I recently came across a fascinating and potentially groundbreaking blog called Admitting Failure. It is a blog created by staff at the Engineers Without Borders Canada that chronicles the failures of EWBC in order to learn from them. The most recent blog post is by someone from MSF, talking about how they failed to learn a lesson about emphasizing comprehensive health care rather than infectious disease treatment--even though countless evaluations had highlighted that fact.
And it got me thinking, how many organizations have institutionalized and/or centralized processes to transfer lessons learned from both success and failures? And what do these processes look like?

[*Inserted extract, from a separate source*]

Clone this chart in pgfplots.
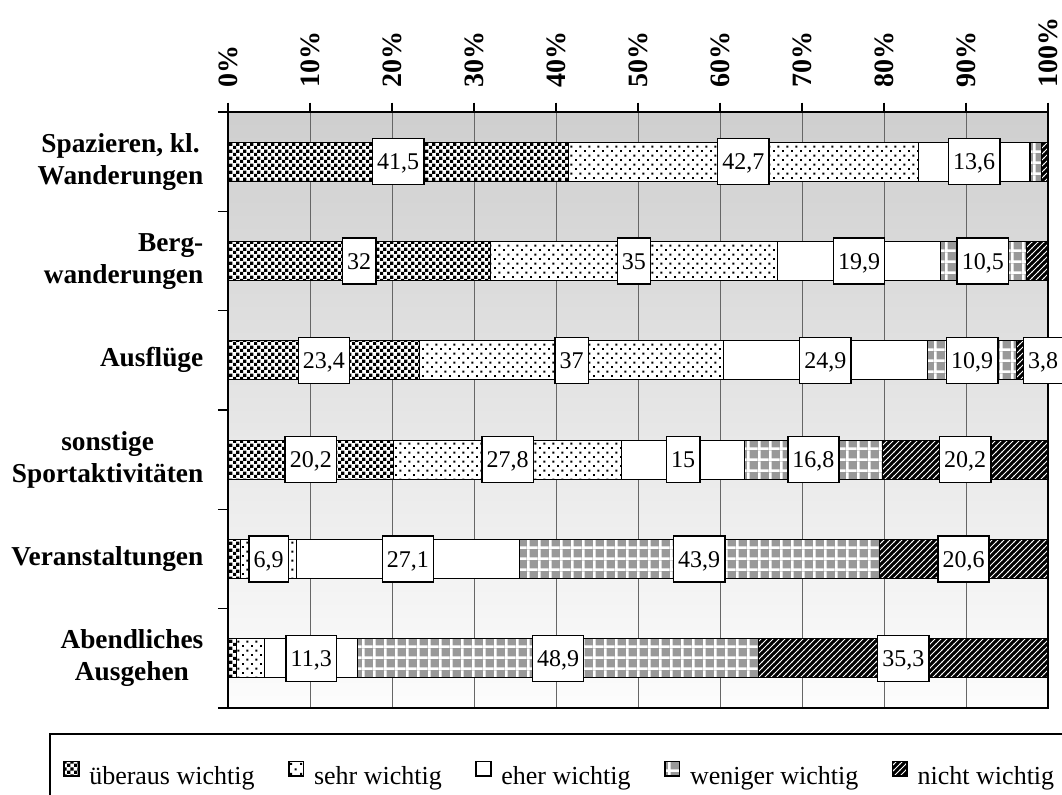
\documentclass[border=0pt]{standalone}
\usepackage{fontspec}
\setmainfont{Liberation Serif}
\usepackage{pgfplots}
\pgfplotsset{compat=1.18}
\usepackage{pgfplotstable}
\usetikzlibrary{patterns}

\pgfdeclarepatternformonly{mychecker}{\pgfqpoint{0pt}{0pt}}{\pgfqpoint{5pt}{5pt}}{\pgfqpoint{5pt}{5pt}}{%
  \pgfpathrectangle{\pgfqpoint{0pt}{0pt}}{\pgfqpoint{2.5pt}{2.5pt}}%
  \pgfpathrectangle{\pgfqpoint{2.5pt}{2.5pt}}{\pgfqpoint{2.5pt}{2.5pt}}%
  \pgfusepath{fill}}
\pgfdeclarepatternformonly{mydots}{\pgfqpoint{0pt}{0pt}}{\pgfqpoint{7pt}{7pt}}{\pgfqpoint{7pt}{7pt}}{%
  \pgfpathrectangle{\pgfqpoint{0pt}{0pt}}{\pgfqpoint{1.6pt}{1.6pt}}%
  \pgfpathrectangle{\pgfqpoint{3.5pt}{3.5pt}}{\pgfqpoint{1.6pt}{1.6pt}}%
  \pgfusepath{fill}}
\pgfdeclarepatternformonly{mygrid}{\pgfqpoint{0pt}{0pt}}{\pgfqpoint{8.5pt}{8.5pt}}{\pgfqpoint{8.5pt}{8.5pt}}{%
  \pgfpathrectangle{\pgfqpoint{0pt}{0pt}}{\pgfqpoint{8.5pt}{2pt}}%
  \pgfpathrectangle{\pgfqpoint{0pt}{0pt}}{\pgfqpoint{2pt}{8.5pt}}%
  \pgfusepath{fill}}
\pgfdeclarepatternformonly{mylines}{\pgfqpoint{-1pt}{-1pt}}{\pgfqpoint{5.5pt}{5.5pt}}{\pgfqpoint{4.5pt}{4.5pt}}{%
  \pgfsetlinewidth{0.7pt}%
  \pgfpathmoveto{\pgfqpoint{-0.5pt}{-0.5pt}}%
  \pgfpathlineto{\pgfqpoint{5pt}{5pt}}%
  \pgfusepath{stroke}}

\definecolor{wgray}{HTML}{999999}

\pgfplotstableread{
x y lab
20.75 0 41,5
62.85 0 42,7
91.0 0 13,6
16.0 1 32
49.5 1 35
76.95 1 19,9
92.05 1 10,5
11.7 2 23,4
41.9 2 37
72.85 2 24,9
90.75 2 10,9
99.4 2 3,8
10.1 3 20,2
34.1 3 27,8
55.5 3 15
71.4 3 16,8
89.9 3 20,2
4.95 4 6,9
21.95 4 27,1
57.45 4 43,9
89.7 4 20,6
10.15 5 11,3
40.25 5 48,9
82.35 5 35,3
}\labeltable

\begin{document}
\begin{tikzpicture}
\useasboundingbox (0,0) rectangle (796.5pt,595.5pt);
\begin{axis}[
  at={(171pt,511.5pt)}, anchor=north west,
  width=615pt, height=447pt, scale only axis,
  xbar stacked, bar width=29.25pt,
  xmin=0, xmax=100, ymin=-0.5, ymax=5.5, y dir=reverse,
  axis background/.style={top color=black!19, bottom color=black!1},
  xtick={0,10,...,100},
  xticklabels={0\%,10\%,20\%,30\%,40\%,50\%,60\%,70\%,80\%,90\%,100\%},
  xtick pos=right, xticklabel pos=right,
  xticklabel style={rotate=90, anchor=west, inner xsep=11pt, font=\fontsize{21}{24}\selectfont\bfseries},
  xmajorgrids, major x grid style={black!60, line width=0.75pt},
  ytick={0,1,2,3,4,5},
  yticklabels={{Spazieren, kl.\\Wanderungen},{\begin{tabular}{@{}r@{}}Berg-\\wanderungen\end{tabular}},{Ausflüge},{sonstige\\Sportaktivitäten},{Veranstaltungen},{Abendliches\\Ausgehen}},
  ytick pos=left,
  yticklabel style={align=center, font=\fontsize{20.5}{24}\selectfont\bfseries, xshift=-8pt},
  minor ytick={-0.5,0.5,1.5,2.5,3.5,4.5,5.5},
  tick align=outside,
  major tick length=7pt, minor tick length=7.5pt,
  xtick style={black, line width=1.2pt},
  minor y tick style={black, line width=1.2pt},
  major y tick style={draw=none},
  axis line style={line width=1.5pt},
  legend columns=5,
  legend style={at={(-0.2183,-0.042)}, anchor=north west, draw=black, line width=1.2pt, fill=white,
    font=\fontsize{19.5}{22}\selectfont, inner xsep=10pt, inner ysep=20pt,
    /tikz/every even column/.append style={column sep=23pt}, cells={anchor=west}},
  legend image code/.code={\draw[#1, line width=1.4pt] (0pt,0.5pt) rectangle (11pt,11.5pt); \path (16.5pt,0pt);},
]
\addplot[draw=black, line width=0.8pt, preaction={fill=white}, pattern=mychecker, pattern color=black]
  coordinates {(41.5,0) (32,1) (23.4,2) (20.2,3) (1.5,4) (1.0,5)};
\addlegendentry{überaus wichtig}
\addplot[draw=black, line width=0.8pt, preaction={fill=white}, pattern=mydots, pattern color=black]
  coordinates {(42.7,0) (35,1) (37,2) (27.8,3) (6.9,4) (3.5,5)};
\addlegendentry{sehr wichtig}
\addplot[draw=black, line width=0.8pt, fill=white]
  coordinates {(13.6,0) (19.9,1) (24.9,2) (15,3) (27.1,4) (11.3,5)};
\addlegendentry{eher wichtig}
\addplot[draw=black, line width=0.8pt, preaction={fill=wgray}, pattern=mygrid, pattern color=white]
  coordinates {(1.4,0) (10.5,1) (10.9,2) (16.8,3) (43.9,4) (48.9,5)};
\addlegendentry{weniger wichtig}
\addplot[draw=black, line width=0.8pt, preaction={fill=black}, pattern=mylines, pattern color=white]
  coordinates {(0.8,0) (2.6,1) (3.8,2) (20.2,3) (20.6,4) (35.3,5)};
\addlegendentry{nicht wichtig}
\end{axis}
\begin{axis}[
  at={(171pt,511.5pt)}, anchor=north west,
  width=615pt, height=447pt, scale only axis,
  xmin=0, xmax=100, ymin=-0.5, ymax=5.5, y dir=reverse,
  hide axis, clip=false,
]
\addplot[only marks, mark=*, mark size=0.01pt, mark options={draw=none, fill=none},
  point meta=explicit symbolic, nodes near coords,
  nodes near coords style={anchor=center, draw=black, fill=white, line width=1.1pt,
    font=\fontsize{18}{20}\selectfont, inner xsep=3.5pt, inner ysep=0pt,
    text height=12pt, text depth=0pt, minimum height=34.5pt}]
  table[x=x, y=y, meta=lab] {\labeltable};
\end{axis}
\end{tikzpicture}
\end{document}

Here at Search for Common Ground, we have several ways that support programme learning and the transfer and institutionalization of lessons learned. Central to this is our commitment to publicly share evaluation reports on our website. At the programme level, after each evaluation has been completed we organize a post evaluation review where we reflect on the recommendations and findings and decide how we can use this information to improve our future programming. We also circulate key evaluation findings and lessons learned across the organization so that other colleagues can learn from these findings. We also look for opportunities to replicate successful models across our different country programmes. For example, we took our Radio for Peacebuilding in Africa model and replicated that in Asia. We have taken a successful model for women’s empowerment developed in Indonesia and developed modified versions of this in Pakistan, Burundi, Sri Lanka and Zanzibar.
As well as success, evaluations can often show what has not worked and we should be as keen to learn from these insights as from our successes.
So I am curious, how does your organization learn from failure? And how does your organization actually learn 'lessons learned'?